A deal that serves US fossil and military industries

And the US energy sector isn’t the only one cashing in. Von der Leyen announced roughly USD 600 billion in projected European private investment into the US. How the EC President can predict private sector behavior remains unclear, but some analysts suggest she may be referring to companies where public entities hold significant stakes. “One of the most plausible explanations is that these investments will come from large industries, defense firms like Leonardo in Italy, which, though technically private, are majority-owned by the Treasury or other state entities and can thus be ‘guided’ in that direction,” wrote Maurizio Coppola, co-editor of Progetto Me-Ti, in his commentary.

There is also the matter of weapons. The US administration has stated that the agreement includes EU commitments to purchase a “significant” amount of US-manufactured arms and military supplies. While EU statements initially kept quiet on this point, estimates suggest the figure could start around USD 100 billion. This aligns neatly with the EU’s recent decision to raise NATO contributions to 5% of GDP and indulge in a military spending spree under the ReArm Europe program. But it clashes deeply with any hope of preserving social protections or workers’ rights, pools which will be drained to fund armament.

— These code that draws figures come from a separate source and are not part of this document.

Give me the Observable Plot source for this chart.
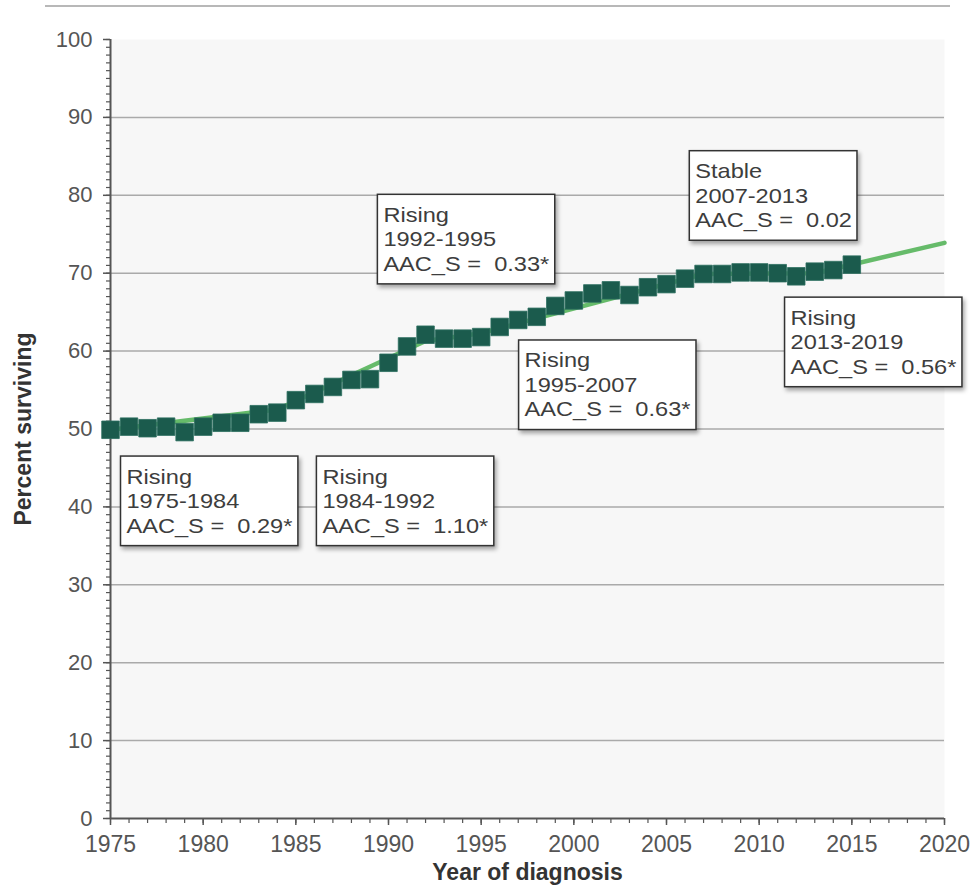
<!DOCTYPE html>
<html>
<head>
<meta charset="utf-8">
<script src="https://cdn.jsdelivr.net/npm/d3@7"></script>
<script src="https://cdn.jsdelivr.net/npm/@observablehq/plot@0.6"></script>
<style>
  html, body { margin: 0; padding: 0; background: #fff; overflow: hidden; }
  #wrap { position: relative; width: 972px; height: 886px; }
  #topline { position: absolute; left: 45px; top: 5px; width: 905px; border-top: 2px solid #b8b8b8; z-index: 2; }
  #chart svg { display: block; }
</style>
</head>
<body>
<div id="wrap"><div id="topline"></div><div id="chart"></div></div>
<script>
// Observed relative survival by year of diagnosis
const years = [1975,1976,1977,1978,1979,1980,1981,1982,1983,1984,1985,1986,1987,1988,1989,1990,1991,1992,1993,1994,1995,1996,1997,1998,1999,2000,2001,2002,2003,2004,2005,2006,2007,2008,2009,2010,2011,2012,2013,2014,2015];
const surviving = [49.9,50.3,50.1,50.3,49.6,50.3,50.8,50.8,51.9,52.1,53.7,54.5,55.4,56.3,56.4,58.5,60.6,62.1,61.6,61.6,61.8,63.1,64.0,64.4,65.8,66.5,67.4,67.8,67.2,68.2,68.6,69.3,69.9,69.9,70.1,70.1,70.0,69.6,70.2,70.4,71.1];

// Joinpoint fitted trend (segment end points)
const fitYears = [1975,1984,1992,1995,2007,2013,2020];
const fitValues = [49.9,52.5,61.3,62.3,69.9,70.0,73.9];

// Tick labels
const yTicks = [0,10,20,30,40,50,60,70,80,90,100];
const gridTicks = [10,20,30,40,50,60,70,80,90];
const xTicks = [1975,1980,1985,1990,1995,2000,2005,2010,2015,2020];

// Annotation boxes: text and anchor (top-left corner, in data units)
const annTrend  = ["Rising","Rising","Rising","Stable","Rising","Rising"];
const annPeriod = ["1975-1984","1984-1992","1992-1995","2007-2013","1995-2007","2013-2019"];
const annAAC    = ["0.29*","1.10*","0.33*","0.02","0.63*","0.56*"];
const annYear   = [1975.54,1986.11,1989.40,2006.23,1997.02,2011.37];
const annPct    = [46.9,46.9,80.5,86.1,61.8,67.3];

const data = years.map((y, i) => ({year: y, pct: surviving[i]}));
const fit = fitYears.map((y, i) => ({year: y, pct: fitValues[i]}));
const ann = annTrend.map((t, i) => ({
  year: annYear[i], pct: annPct[i],
  label: `${t}\n${annPeriod[i]}\nAAC_S = \u00A0${annAAC[i]}`
}));

const yMinor = d3.range(0, 101, 1);
const xMinor = d3.range(1975, 2021, 1);

const plot = Plot.plot({
  width: 972,
  height: 886,
  marginLeft: 110,
  marginRight: 28,
  marginTop: 39,
  marginBottom: 68,
  x: {domain: [1975, 2020]},
  y: {domain: [0, 100]},
  style: {fontFamily: "'Liberation Sans', Arial, sans-serif", fontSize: "22px", background: "transparent", color: "#555"},
  marks: [
    Plot.frame({fill: "#f7f7f7", stroke: "none"}),
    Plot.gridY({ticks: gridTicks, stroke: "#aaaaaa", strokeOpacity: 1, strokeWidth: 1.5}),
    Plot.axisY({ticks: yMinor, tickSize: 4, tickFormat: () => "", label: null, stroke: "#555", strokeWidth: 1.2}),
    Plot.axisX({ticks: xMinor, tickSize: 5, tickFormat: () => "", label: null, stroke: "#555", strokeWidth: 1.2}),
    Plot.axisY({ticks: yTicks, tickSize: 7, tickPadding: 11, fontSize: 22, label: null, stroke: "#555", fill: "#555", strokeWidth: 1.5}),
    Plot.axisX({ticks: xTicks, tickSize: 7, tickPadding: 10, fontSize: 23, tickFormat: d => String(d), label: null, stroke: "#555", fill: "#555", strokeWidth: 1.5}),
    Plot.ruleX([1975], {stroke: "#555", strokeWidth: 2}),
    Plot.ruleY([0], {stroke: "#555", strokeWidth: 2}),
    Plot.line(fit, {x: "year", y: "pct", stroke: "#66bb6a", strokeWidth: 4.5}),
    Plot.dot(data, {x: "year", y: "pct", symbol: "square", r: 9.9, fill: "#1b5b4d", stroke: "#2c6f5f", strokeWidth: 0.8}),
    Plot.text(ann, {x: "year", y: "pct", text: "label", textAnchor: "start", lineAnchor: "top",
      lineHeight: 1.225, fontSize: 20, fill: "#3d3d3d", dx: 6, dy: 13, ariaDescription: "annotation"}),
    Plot.text(["Percent surviving"], {frameAnchor: "left", textAnchor: "middle", lineAnchor: "middle", dx: -87, rotate: -90, fontWeight: "bold", fontSize: 23, fill: "#333"}),
    Plot.text(["Year of diagnosis"], {frameAnchor: "bottom", textAnchor: "middle", lineAnchor: "middle", dy: 54, fontWeight: "bold", fontSize: 23, fill: "#333"})
  ]
});

document.getElementById("chart").appendChild(plot);

// Stretch annotation text horizontally and draw framed boxes behind it
const svgNS = "http://www.w3.org/2000/svg";
const svgBox = plot.getBoundingClientRect();
plot.querySelectorAll('g[aria-description="annotation"] text').forEach(t => {
  const tr = t.getAttribute("transform");
  if (tr) {
    t.setAttribute("transform", tr + " scale(1.18,1)");
  } else {
    const x = t.getAttribute("x") || 0, y = t.getAttribute("y") || 0;
    t.removeAttribute("x"); t.removeAttribute("y");
    t.setAttribute("transform", `translate(${x},${y}) scale(1.18,1)`);
  }
  const bb = t.getBoundingClientRect();
  const r = document.createElementNS(svgNS, "rect");
  r.setAttribute("x", bb.left - svgBox.left - 6);
  r.setAttribute("y", bb.top - svgBox.top - 9.2);
  r.setAttribute("width", bb.width + 11);
  r.setAttribute("height", bb.height + 17.7);
  r.setAttribute("fill", "#fff");
  r.setAttribute("stroke", "#333");
  r.setAttribute("stroke-width", "1.5");
  r.style.filter = "drop-shadow(2px 3px 2px rgba(0,0,0,0.35))";
  const g = t.parentNode;
  const gtr = g.getAttribute("transform");
  if (gtr) {
    const m = /translate\(([-\d.]+)[ ,]+([-\d.]+)\)/.exec(gtr);
    if (m) {
      r.setAttribute("x", +r.getAttribute("x") - +m[1]);
      r.setAttribute("y", +r.getAttribute("y") - +m[2]);
    }
  }
  g.insertBefore(r, t);
});
</script>
</body>
</html>
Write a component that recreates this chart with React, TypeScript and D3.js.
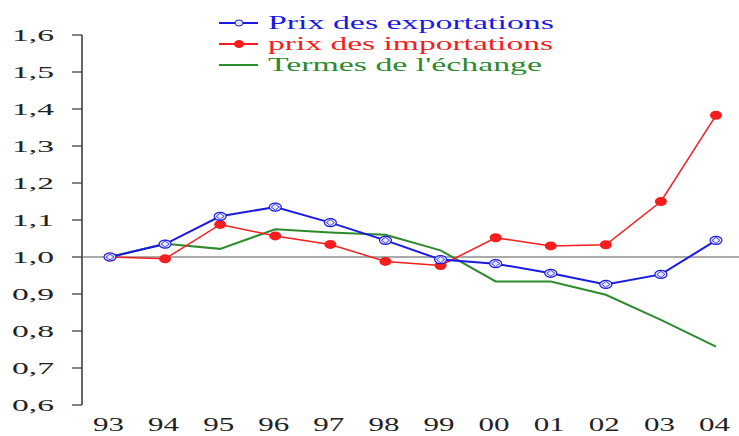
import React from 'react';
import * as d3 from 'd3';

const years = ['93', '94', '95', '96', '97', '98', '99', '00', '01', '02', '03', '04'];
const exportPrices = [1.0, 1.035, 1.11, 1.135, 1.093, 1.045, 0.993, 0.982, 0.956, 0.926, 0.953, 1.045];
const importPrices = [1.0, 0.995, 1.088, 1.057, 1.034, 0.988, 0.977, 1.052, 1.03, 1.033, 1.15, 1.383];
const termsOfTrade = [1.0, 1.036, 1.022, 1.075, 1.066, 1.06, 1.018, 0.934, 0.934, 0.898, 0.83, 0.758];
const yTicks = [0.6, 0.7, 0.8, 0.9, 1.0, 1.1, 1.2, 1.3, 1.4, 1.5, 1.6];

const BLUE = '#1a1ae6';
const RED = '#f51d1d';
const GREEN = '#2d8a2d';
const FONT = '"Liberation Serif", "DejaVu Serif", serif';

const fmt = (v: number) => v.toFixed(1).replace('.', ',');

const App = () => {
  const width = 739;
  const height = 436;

  const x = d3.scalePoint<string>().domain(years).range([110, 716]);
  const y = d3.scaleLinear().domain([0.6, 1.6]).range([405, 35]);

  const line = d3
    .line<number>()
    .x((d, i) => x(years[i]) as number)
    .y(d => y(d));

  const legend = [
    { label: 'Prix des exportations', color: BLUE, marker: 'diamond', len: 286 },
    { label: 'prix des importations', color: RED, marker: 'dot', len: 285 },
    { label: "Termes de l'échange", color: GREEN, marker: 'none', len: 274 },
  ];

  return (
    <svg width={width} height={height} style={{ position: 'absolute', left: 0, top: 0, background: '#fff' }}>
      {/* y axis */}
      <line x1={82} x2={82} y1={y(1.6)} y2={y(0.6)} stroke="#333" strokeWidth={1.5} />
      {yTicks.map(t => (
        <g key={t}>
          <line x1={72} x2={82} y1={y(t)} y2={y(t)} stroke="#333" strokeWidth={1.2} />
          <text
            x={12}
            y={y(t) + 6}
            fontFamily={FONT}
            fontSize={17}
            fill="#222"
            textLength={42}
            lengthAdjust="spacingAndGlyphs"
          >
            {fmt(t)}
          </text>
        </g>
      ))}
      {/* reference line at 1,0 */}
      <line x1={82} x2={width} y1={y(1.0)} y2={y(1.0)} stroke="#555" strokeWidth={1} />

      {/* x labels */}
      {years.map(yr => (
        <text
          key={yr}
          x={(x(yr) as number) - 17}
          y={431}
          fontFamily={FONT}
          fontSize={18}
          fill="#222"
          textLength={31}
          lengthAdjust="spacingAndGlyphs"
        >
          {yr}
        </text>
      ))}

      {/* series */}
      <path d={line(termsOfTrade) || ''} fill="none" stroke={GREEN} strokeWidth={2} />
      <path d={line(importPrices) || ''} fill="none" stroke={RED} strokeWidth={1.5} />
      {importPrices.map((v, i) => (
        <ellipse key={'r' + i} cx={x(years[i])} cy={y(v)} rx={6} ry={4.5} fill={RED} />
      ))}
      <path d={line(exportPrices) || ''} fill="none" stroke={BLUE} strokeWidth={2} />
      {exportPrices.map((v, i) => {
        const cx = x(years[i]) as number;
        const cy = y(v);
        return (
          <g key={'b' + i}>
            <ellipse cx={cx} cy={cy} rx={6} ry={4} fill="#e8e8ff" stroke={BLUE} strokeWidth={1.2} />
            <path d={`M${cx - 4},${cy} L${cx},${cy - 3} L${cx + 4},${cy} L${cx},${cy + 3} Z`} fill="none" stroke={BLUE} strokeWidth={0.8} />
          </g>
        );
      })}

      {/* legend */}
      {legend.map((l, i) => {
        const ly = 23 + i * 21;
        return (
          <g key={l.label}>
            <line x1={219} x2={258} y1={ly} y2={ly} stroke={l.color} strokeWidth={2} />
            {l.marker === 'dot' && <ellipse cx={239} cy={ly} rx={5} ry={4} fill={l.color} />}
            {l.marker === 'diamond' && (
              <ellipse cx={239} cy={ly} rx={4} ry={3} fill="#e8e8ff" stroke={l.color} strokeWidth={1} />
            )}
            <text
              x={268}
              y={ly + 6}
              fontFamily={FONT}
              fontSize={19}
              fill={l.color}
              textLength={l.len}
              lengthAdjust="spacingAndGlyphs"
            >
              {l.label}
            </text>
          </g>
        );
      })}
    </svg>
  );
};

export default App;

“This agreement mainly serves the interests of the US fossil and military industries, while the costs will be borne by workers and consumers in Europe and the US,” PTB-PVDA stated. “The US continues to show it has neither ‘allies’ nor ‘friends,’ only imperial interests.”

Not a deal, but a rip-off

Faced with these realities, most European governments have remained remarkably meek, despite reports of uneasiness. Few, like French President Emmanuel Macron, apparently channeling ghosts of colonial grandeur, floated the idea that Europe should return to negotiations and be feared. “To be free, one must be feared. We haven’t been feared enough,” Macron said, according to French media. If and how this statement will be put into practice remains to be seen.

Read more: Brazil seeks dialogue, but Trump administration “does not want to talk” to negotiate tariffs, says Lula

Meanwhile in Italy, Coppola observed, the Meloni government seems more preoccupied with preserving US market access for Italian-made cheese, wine, and Gucci handbags than with protecting wages or workers’ rights. “The government is more concerned with luxury exports that enrich a few companies than with the lives of the people who actually produce those goods,” he told Peoples Dispatch.

“The EU may have (perhaps) avoided a trade war with the US,” Coppola concluded, “but at the cost of a social war that will be even more brutal.” Or, as PTB-PVDA Secretary General Peter Mertens put it: “This is no deal, this is a rip-off.”